When I first started thinking of ideas for Canadian dishes, my first instinct was “I’ll just put maple syrup in everything!”. I’m happy to say that I got a tad more creative then that but that’s not to say that our lovely maple syrup doesn’t make an appearance in any dishes. Head on over to Quebec and you’ll find something called Feves au Lard, which translated, simple means Beans with Bacon. Upon more searching I found that most recipes used maple syrup as a sweetener, score! Maple syrup FTW! Well, minus the bacon of course.
This was the first time I’m ever made baked beans from scratch. Yeah I know there’s nothing to soaking and cooking beans but call me lazy, there’s not much more simple then opening a can. Due to my lack of bean cooking knowledge, as it turns out, when you’ve had a bag of dried beans in your pantry for a like, oh I don’t know, 2 years? You should probable chuck them and buy a new bag. Being totally ignorant to this, I cooked the beans….and cooked the beans….and cooked the beans a little longer…and cooked the beans some more, and after having those damn things simmering for like a day and a half, they finally softened enough to be edible. Yeah, so lesson learned, old beans cause you nothing but angst.
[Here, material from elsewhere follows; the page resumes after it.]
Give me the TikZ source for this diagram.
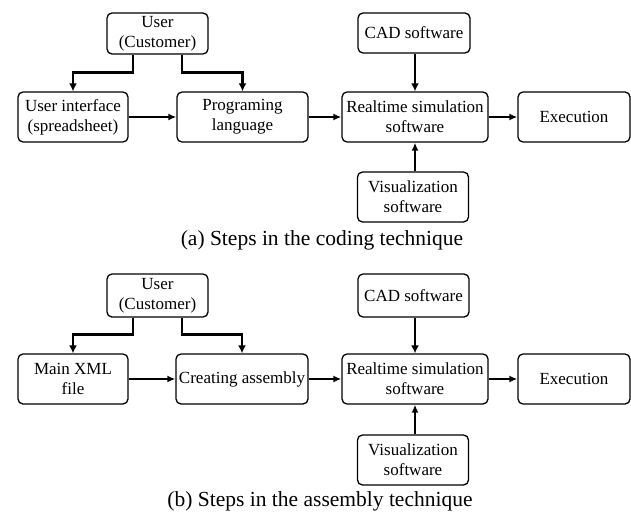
\documentclass[tikz,border=0pt]{standalone}
\usepackage{fontspec}
\setmainfont{Liberation Serif}
\usetikzlibrary{arrows.meta,calc}
\begin{document}
\begin{tikzpicture}[x=1pt,y=-1pt,
  box/.style={draw,line width=1.3pt,rounded corners=5pt,inner sep=0pt,align=center,
    font=\fontsize{17}{20}\selectfont},
  arr/.style={line width=1.6pt,-{Latex[length=8pt,width=7pt]}},
  tarr/.style={line width=2.4pt,-{Latex[length=8pt,width=8pt]}},
  captext/.style={font=\fontsize{21.5}{24}\selectfont,anchor=base,inner sep=0pt}]
\useasboundingbox (0,0) rectangle (631,511);
% (a)
\node[box,minimum width=101pt,minimum height=41pt] (ua) at (157.5,33.5) {User\\(Customer)};
\node[box,minimum width=110pt,minimum height=50pt] (uia) at (73,117) {User interface\\(spreadsheet)};
\node[box,minimum width=131pt,minimum height=50pt] (pla) at (242.5,117) {Programing\\language};
\node[box,minimum width=146pt,minimum height=50pt] (rta) at (415,117) {Realtime simulation\\software};
\node[box,minimum width=112pt,minimum height=50pt] (exa) at (574,117) {Execution};
\node[box,minimum width=112pt,minimum height=40pt] (cada) at (414,33) {CAD software};
\node[box,minimum width=111pt,minimum height=50pt] (visa) at (413,197) {Visualization\\software};
\node[captext] (capa) at (322,245) {(a) Steps in the coding technique};
\draw[tarr] ([xshift=-24.5pt]ua.south) -- ++(0,18) -| (uia.north);
\draw[tarr] ([xshift=24.5pt]ua.south) -- ++(0,18) -| (pla.north);
\draw[arr] (uia.east) -- (pla.west);
\draw[arr] (pla.east) -- (rta.west);
\draw[arr] (rta.east) -- (exa.west);
\draw[tarr] ([xshift=1pt]cada.south) -- ([xshift=1pt]cada.south |- rta.north);
\draw[arr] ([xshift=2pt]visa.north) -- ([xshift=2pt]visa.north |- rta.south);
% (b)
\node[box,minimum width=101pt,minimum height=43pt] (ub) at (157.5,295.5) {User\\(Customer)};
\node[box,minimum width=110pt,minimum height=50pt] (mxb) at (73,379) {Main XML\\file};
\node[box,minimum width=132pt,minimum height=50pt] (cab) at (242,379) {Creating assembly};
\node[box,minimum width=146pt,minimum height=50pt] (rtb) at (415,379) {Realtime simulation\\software};
\node[box,minimum width=112pt,minimum height=50pt] (exb) at (574,379) {Execution};
\node[box,minimum width=111pt,minimum height=43pt] (cadb) at (413.5,295.5) {CAD software};
\node[box,minimum width=111pt,minimum height=50pt] (visb) at (413,460) {Visualization\\software};
\node[captext] (capb) at (320,506) {(b) Steps in the assembly technique};
\draw[tarr] ([xshift=-24.5pt]ub.south) -- ++(0,17) -| (mxb.north);
\draw[tarr] ([xshift=24.5pt]ub.south) -- ++(0,17) -| (cab.north);
\draw[arr] (mxb.east) -- (cab.west);
\draw[arr] (cab.east) -- (rtb.west);
\draw[arr] (rtb.east) -- (exb.west);
\draw[tarr] ([xshift=1.5pt]cadb.south) -- ([xshift=1.5pt]cadb.south |- rtb.north);
\draw[arr] ([xshift=2pt]visb.north) -- ([xshift=2pt]visb.north |- rtb.south);
\end{tikzpicture}
\end{document}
Besides for the mess up with the dried beans, these beans kick some serious ass, smoky, mapley and packed full of flavor, totally worth all that waiting you gotta do. So just keep in mind that your patience will be rewarded
Feves au Lard or Maple Baked Beans
- 2 cups dried white beans
- 1 tablespoon olive oil
- 1 large onion, chopped
- 3/4 cup maple syrup
- 2 tablespoons blackstrap molasses
- 1 1/2 tablespoons tomato paste
- 1 teaspoon liquid smoke
- 3/4 teaspoon freshly ground black pepper
- 1 teaspoon salt
- 1 tablespoon mustard powder
- 2 cups water (approximately)
- 1 teaspoon apple cider vinegar
Place the beans in large bowl. Cover with water and soak overnight at room temperature. Add water, as needed, so that the beans are always covered. Rinse and drain. In a dutch oven or other ovenproof pan, over medium high heat, add the oil . Add onions and cook for about 5 to 8 minutes or until they have softened. Add maple syrup, molasses, tomato paste, liquid smoke, pepper, salt and mustard and mix. Add the beans and cover with water.
Cover and bake in preheated oven at 350 º F for at least 5-7 hours (add water as necessary). When beans have softened and most of the liquid is absorbed, stir in apple cider vinegar.